Se enalteci aos montes Maryam Touzani no seu primeiro longa como atriz em "Primavera em Casablanca", aqui em seu segundo roteiro e primeira direção também temos de dizer que será daquelas que o Marrocos vai escrever história, pois a jovem diretora e roteirista tem um estilo bem leve, uma mão direta no ponto, e principalmente sabe trabalhar bem o tema sem ficar enfeitando muito, e isso é bom de ver, pois geralmente dramas de introdução acabam sendo floreados, tendem a cair nas repetições, e aqui ela simplesmente falou para as protagonistas: "vão lá e se entreguem", pois é isso que você vê em ambas, de modo que a cada cena vão se abrindo para a diretora, e o resultado vai nos envolvendo. Claro que poderíamos esperar muito mais do filme, poderia ter algo mais tenso sabendo da cultura marroquina, poderia ter um final diferente, mas o resultado ainda assim se mantém gostoso, e essa sacada de podermos ir pensando várias coisas durante o longa sem precisar quebrar muito a cabeça funciona, ou seja, um filme leve, mas nem por isso fraco, e o acerto veio com a indicação do filme pelo país, em sua estreia, pena que não conseguiu ficar entre os cinco que vão para a premiação, mas anotem aí que ainda veremos o nome dela em grandes premiações.

Sobre as atuações é notável demais toda a expressividade de Lubna Azabal com sua Abla inicialmente fechada, cheia de medos de se abrir, corajosa em enfrentar a sociedade como uma mulher viúva que não depende de ninguém para cuidar de sua filha, e que no início tem a face tão franzida que se impõe num nível máximo, e depois com o andamento do longa vemos ela se abrir, se acalmar e até se adoçar e rir, mudando completamente trejeitos, mudando estilos, e envolvendo a todos, ou seja, foi perfeita em tudo. Da mesma forma Nisrin Erradi trabalhou sua Samia com um estilo decidido do que quer, mas precisando de ajuda, e que no decorrer conforme vai se doando para a outra protagonista a interação entre elas fica viva e emocionante num acerto incrível. A jovem Douae Belkhaouda entregou doçura para sua Warda, que foi singela nos atos, mas também conseguiu tirar muito das demais artistas, funcionando bem como elo aberto da trama. E embora apareça pouco, Aziz Hattab foi bem colocado com seu Slimani, aparecendo como ar cômico, mas também se doando em boas atitudes, o que acaba sendo um bom acerto para a trama.

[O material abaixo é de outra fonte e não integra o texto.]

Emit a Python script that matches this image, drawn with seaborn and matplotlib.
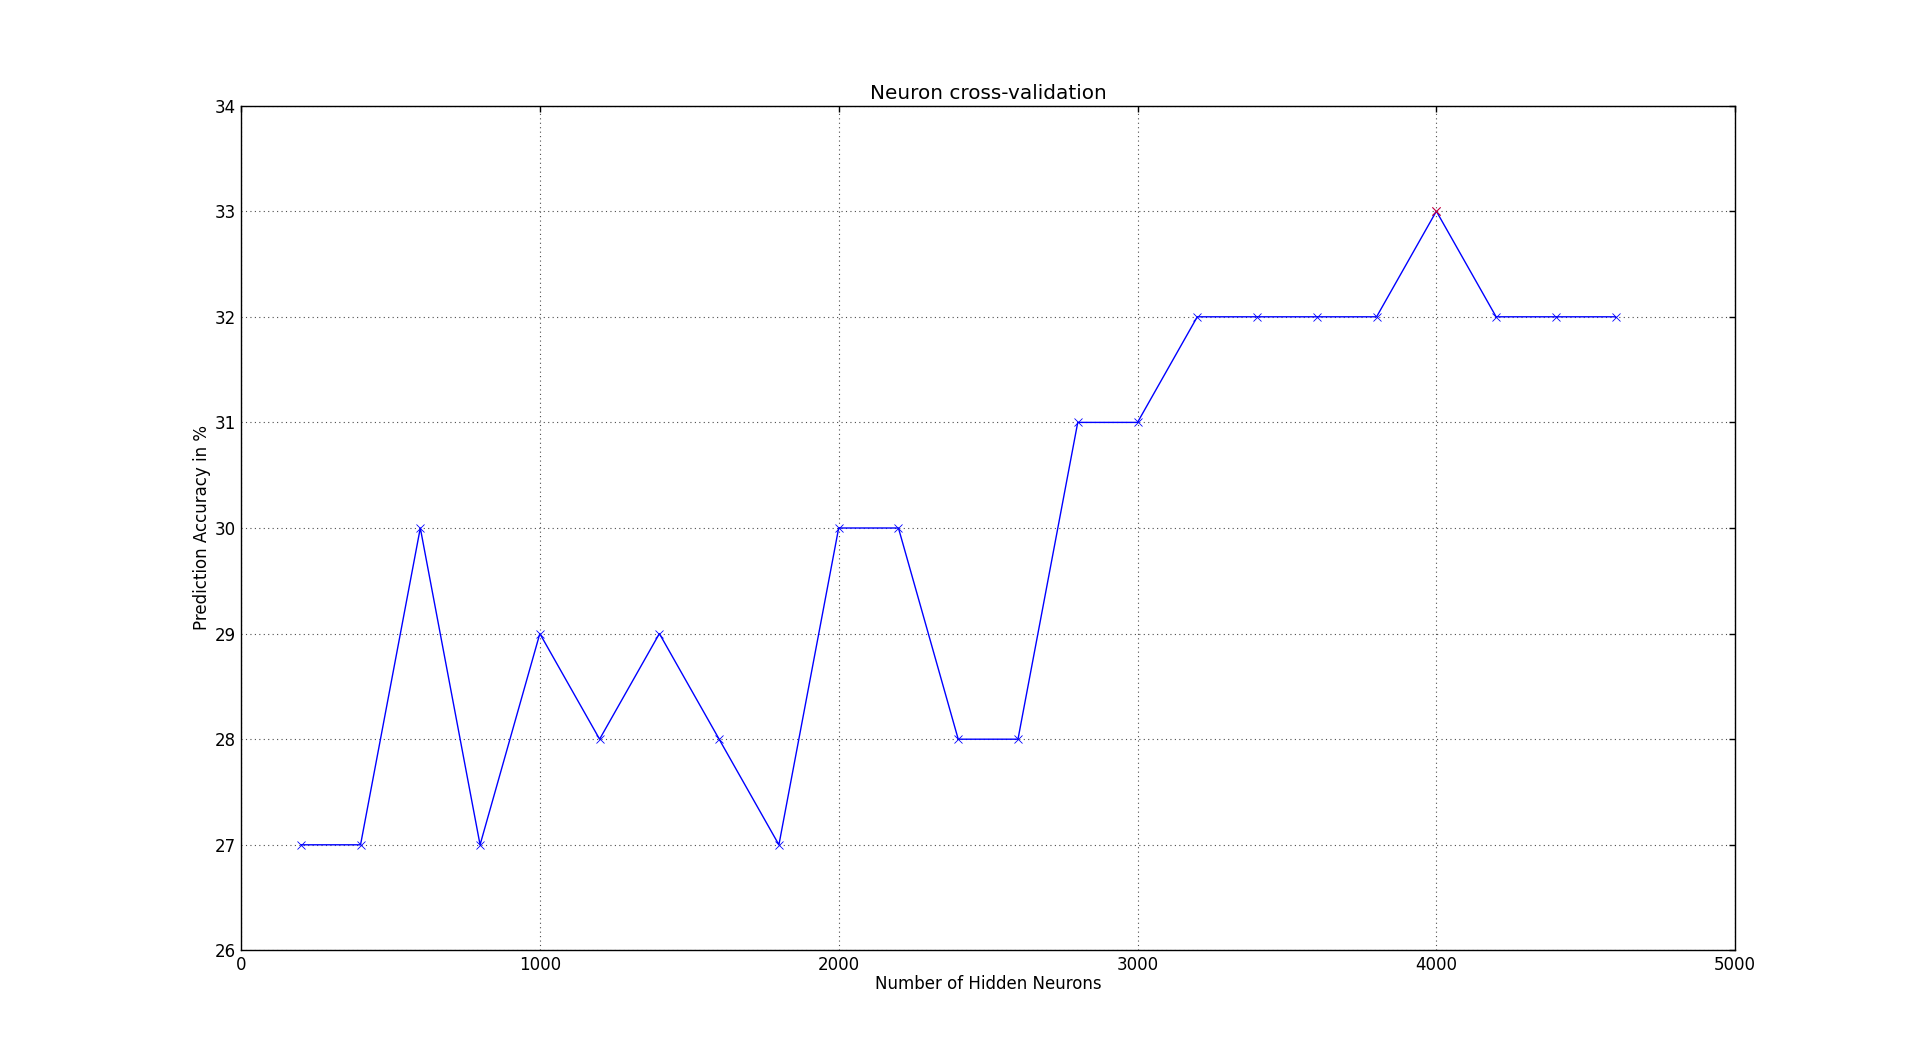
import numpy as np
import pandas as pd
import seaborn as sns
import matplotlib.pyplot as plt

# Data
neurons = [200, 400, 600, 800, 1000, 1200, 1400, 1600, 1800, 2000, 2200, 2400,
           2600, 2800, 3000, 3200, 3400, 3600, 3800, 4000, 4200, 4400, 4600]
accuracy = [27, 27, 30, 27, 29, 28, 29, 28, 27, 30, 30, 28,
            28, 31, 31, 32, 32, 32, 32, 33, 32, 32, 32]

data = pd.DataFrame({'neurons': neurons, 'accuracy': accuracy})
best = data.loc[[data['accuracy'].idxmax()]]

sns.set_style('white')
plt.rcParams['font.family'] = ['DejaVu Sans']
plt.rcParams['text.color'] = 'black'
plt.rcParams['axes.labelcolor'] = 'black'
plt.rcParams['xtick.direction'] = 'in'
plt.rcParams['ytick.direction'] = 'in'
plt.rcParams['xtick.top'] = True
plt.rcParams['ytick.right'] = True

fig = plt.figure(figsize=(19.28, 10.56), dpi=100)
ax = fig.add_subplot(111)
fig.subplots_adjust(left=0.125, right=0.9, bottom=0.1, top=0.9)

sns.lineplot(data=data, x='neurons', y='accuracy', color='blue', marker='x',
             markersize=6, markeredgecolor='blue', markeredgewidth=0.6, linewidth=1, ax=ax)
sns.scatterplot(data=best, x='neurons', y='accuracy', color='red', marker='x',
                s=36, linewidth=0.6, ax=ax, zorder=3)

ax.set_xlim(0, 5000)
ax.set_ylim(26, 34)
ax.set_xticks(range(0, 5001, 1000))
ax.set_yticks(range(26, 35))
ax.grid(True, color='0.3', linestyle=(0, (1, 3)), linewidth=0.8)
ax.tick_params(labelsize=12, length=4, width=1, colors='black', pad=4)
for s in ax.spines.values():
    s.set_color('black')
    s.set_linewidth(1)

ax.set_title('Neuron cross-validation', fontsize=14.4, color='black', pad=5)
ax.set_xlabel('Number of Hidden Neurons', fontsize=12, labelpad=1)
ax.set_ylabel('Prediction Accuracy in %', fontsize=12, labelpad=2)

plt.savefig('out.png', dpi=100)
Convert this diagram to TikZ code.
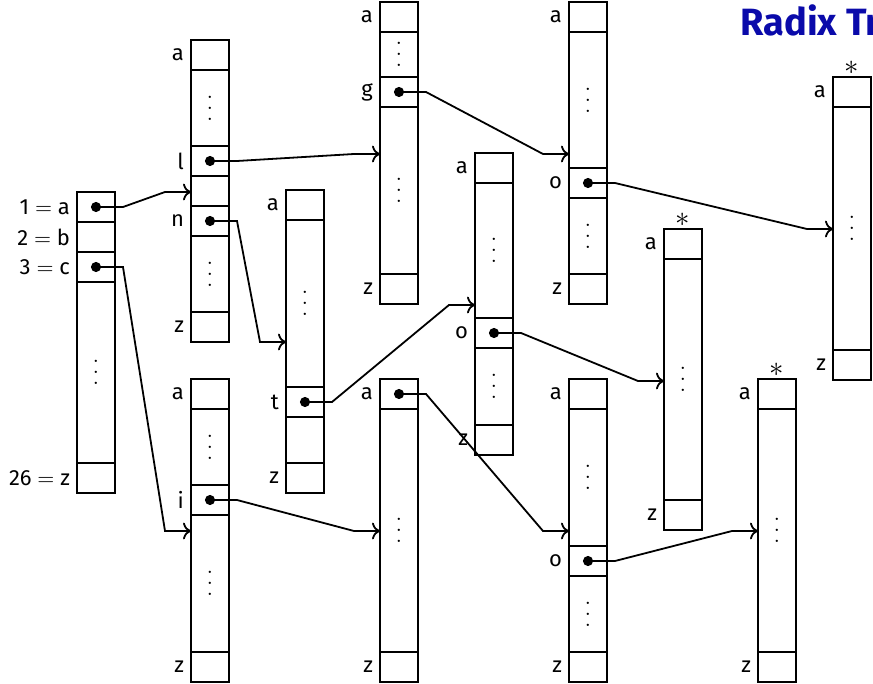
\documentclass[tikz,border=0pt]{standalone}
\usepackage{fontspec}
\setmainfont{Fira Sans}
\usepackage{tikz}
\usetikzlibrary{arrows.meta, positioning}
\definecolor{titleblue}{RGB}{10,10,170}
\newcommand{\colvdots}{\vbox{\baselineskip=5.5pt\lineskiplimit=0pt\hbox{$.$}\hbox{$.$}\hbox{$.$}}}

\begin{document}
\begin{tikzpicture}[
        x=0.5pt, y=-0.5pt,
        font=\fontsize{11}{13}\selectfont,
        node distance=0pt,
        cell/.style={draw, line width=1pt, minimum width=19pt, minimum height=15pt, inner sep=0pt, outer sep=0pt},
        dotcell/.style={cell, minimum height=#1},
        leaf/.style={label={[font=\fontsize{14}{16}\selectfont, inner sep=1pt]above:$*$}},
        ptr/.style={line width=0.9pt, {Circle[length=5pt]}-{To[length=4pt]}, shorten <=-2.5pt}
    ]
        \useasboundingbox (0,0) rectangle (873,684);
        \node[anchor=base west, inner sep=0pt, text=titleblue, font=\fontsize{19}{22}\selectfont\bfseries] (title) at (740,36) {Radix Tr};

        % root
        \node[cell, label=left:{1 $=$ a}] (root-a) at (96,207) {};
        \node[cell, below=of root-a, label=left:{2 $=$ b}] (root-b) {};
        \node[cell, below=of root-b, label=left:{3 $=$ c}] (root-c) {};
        \node[dotcell=90.5pt, below=of root-c] (root-d) {\colvdots};
        \node[cell, below=of root-d, label=left:{26 $=$ z}] (root-z) {};

        % a
        \node[cell, label=left:a] (a-a) at (210,55) {};
        \node[dotcell=38pt, below=of a-a] (a-d1) {\colvdots};
        \node[cell, below=of a-d1, label=left:l] (a-l) {};
        \node[cell, below=of a-l] (a-m) {};
        \node[cell, below=of a-m, label=left:n] (a-n) {};
        \node[dotcell=38pt, below=of a-n] (a-d2) {\colvdots};
        \node[cell, below=of a-d2, label=left:z] (a-z) {};

        % an
        \node[cell, label=left:a] (an-a) at (305,205) {};
        \node[dotcell=83.5pt, below=of an-a] (an-d1) {\colvdots};
        \node[cell, below=of an-d1, label=left:t] (an-t) {};
        \node[dotcell=23pt, below=of an-t] (an-d2) {};
        \node[cell, below=of an-d2, label=left:z] (an-z) {};

        % al
        \node[cell, label=left:a] (al-a) at (399,17) {};
        \node[dotcell=22.5pt, below=of al-a] (al-d1) {\colvdots};
        \node[cell, below=of al-d1, label=left:g] (al-g) {};
        \node[dotcell=83.5pt, below=of al-g] (al-d2) {\colvdots};
        \node[cell, below=of al-d2, label=left:z] (al-z) {};

        % ant
        \node[cell, label=left:a] (ant-a) at (494,168) {};
        \node[dotcell=67.5pt, below=of ant-a] (ant-d1) {\colvdots};
        \node[cell, below=of ant-d1, label=left:o] (ant-o) {};
        \node[dotcell=38.5pt, below=of ant-o] (ant-d2) {\colvdots};
        \node[cell, below=of ant-d2, label=left:z] (ant-z) {};

        % alg
        \node[cell, label=left:a] (alg-a) at (588,17) {};
        \node[dotcell=68pt, below=of alg-a] (alg-d1) {\colvdots};
        \node[cell, below=of alg-d1, label=left:o] (alg-o) {};
        \node[dotcell=38pt, below=of alg-o] (alg-d2) {\colvdots};
        \node[cell, below=of alg-d2, label=left:z] (alg-z) {};

        % algo
        \node[cell, leaf, label=left:a] (algo-a) at (852,92) {};
        \node[dotcell=121.5pt, below=of algo-a] (algo-d) {\colvdots};
        \node[cell, below=of algo-d, label=left:z] (algo-z) {};

        % anto
        \node[cell, leaf, label=left:a] (anto-a) at (683,244) {};
        \node[dotcell=120.5pt, below=of anto-a] (anto-d) {\colvdots};
        \node[cell, below=of anto-d, label=left:z] (anto-z) {};

        % c
        \node[cell, label=left:a] (c-a) at (210,394) {};
        \node[dotcell=38pt, below=of c-a] (c-d1) {\colvdots};
        \node[cell, below=of c-d1, label=left:i] (c-i) {};
        \node[dotcell=68.5pt, below=of c-i] (c-d2) {\colvdots};
        \node[cell, below=of c-d2, label=left:z] (c-z) {};

        % ci
        \node[cell, label=left:a] (ci-a) at (399,394) {};
        \node[dotcell=121.5pt, below=of ci-a] (ci-d) {\colvdots};
        \node[cell, below=of ci-d, label=left:z] (ci-z) {};

        % cia
        \node[cell, label=left:a] (cia-a) at (588,394) {};
        \node[dotcell=68.5pt, below=of cia-a] (cia-d1) {\colvdots};
        \node[cell, below=of cia-d1, label=left:o] (cia-o) {};
        \node[dotcell=38pt, below=of cia-o] (cia-d2) {\colvdots};
        \node[cell, below=of cia-d2, label=left:z] (cia-z) {};

        % ciao
        \node[cell, leaf, label=left:a] (ciao-a) at (777,394) {};
        \node[dotcell=121.5pt, below=of ciao-a] (ciao-d) {\colvdots};
        \node[cell, below=of ciao-d, label=left:z] (ciao-z) {};

        % entry points
        \coordinate (a-in)    at ([yshift=-76pt]a-a.north west);
        \coordinate (an-in)   at ([yshift=-76pt]an-a.north west);
        \coordinate (al-in)   at ([yshift=-76pt]al-a.north west);
        \coordinate (ant-in)  at ([yshift=-76pt]ant-a.north west);
        \coordinate (alg-in)  at ([yshift=-76pt]alg-a.north west);
        \coordinate (algo-in) at ([yshift=-76pt]algo-a.north west);
        \coordinate (anto-in) at ([yshift=-76pt]anto-a.north west);
        \coordinate (c-in)    at ([yshift=-76pt]c-a.north west);
        \coordinate (ci-in)   at ([yshift=-76pt]ci-a.north west);
        \coordinate (cia-in)  at ([yshift=-76pt]cia-a.north west);
        \coordinate (ciao-in) at ([yshift=-76pt]ciao-a.north west);

        % pointers
        \draw[ptr] (root-a.center) -- ++(27,0) -- ([xshift=-13pt]a-in) -- (a-in);
        \draw[ptr] (root-c.center) -- ++(27,0) -- ([xshift=-13pt]c-in) -- (c-in);
        \draw[ptr] (a-l.center) -- ++(27,0) -- ([xshift=-13pt]al-in) -- (al-in);
        \draw[ptr] (a-n.center) -- ++(27,0) -- ([xshift=-13pt]an-in) -- (an-in);
        \draw[ptr] (al-g.center) -- ++(27,0) -- ([xshift=-13pt]alg-in) -- (alg-in);
        \draw[ptr] (alg-o.center) -- ++(27,0) -- ([xshift=-13pt]algo-in) -- (algo-in);
        \draw[ptr] (an-t.center) -- ++(27,0) -- ([xshift=-13pt]ant-in) -- (ant-in);
        \draw[ptr] (ant-o.center) -- ++(27,0) -- ([xshift=-13pt]anto-in) -- (anto-in);
        \draw[ptr] (c-i.center) -- ++(27,0) -- ([xshift=-13pt]ci-in) -- (ci-in);
        \draw[ptr] (ci-a.center) -- ++(27,0) -- ([xshift=-13pt]cia-in) -- (cia-in);
        \draw[ptr] (cia-o.center) -- ++(27,0) -- ([xshift=-13pt]ciao-in) -- (ciao-in);
    \end{tikzpicture}
\end{document}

Visualmente o longa não tem muito o que mostrar, mostrando a padaria/casa da protagonista com uma simplicidade de fornos, com ambientes sem nada de luxo, mas trabalhado para funcionar e envolver o público com o pouco que tem, e sabendo acertar muito no tom e na delicadeza de cada movimento de câmera, de cada close nos pães ou nos olhares das protagonistas, nos elementos cênicos como as fitas cassete, ou até mesmo nas cenas com o bebê envolto nos paninhos, até chegarmos nas cenas fora da casa com os diversos carros de viagens, as festas e culturas, o resultado soa bem feito e acerta na mosca.

Enfim, o longa está bem longe de ser perfeito, poderia ter rumos muito mais contundentes e fortes, ou então recair bem para a doçura e emocionar a todos, mas ainda assim passa através de um estilo simples sua mensagem, o estilo cultural do país no momento atual, que reflete muito do que vemos em outros lugares também, e que acaba sendo um bom acerto, valendo a recomendação e conferida. E eu fico por aqui hoje, mas volto ainda nessa semana com mais longas artísticos que apareceram pela cidade, então abraços e até logo mais pessoal.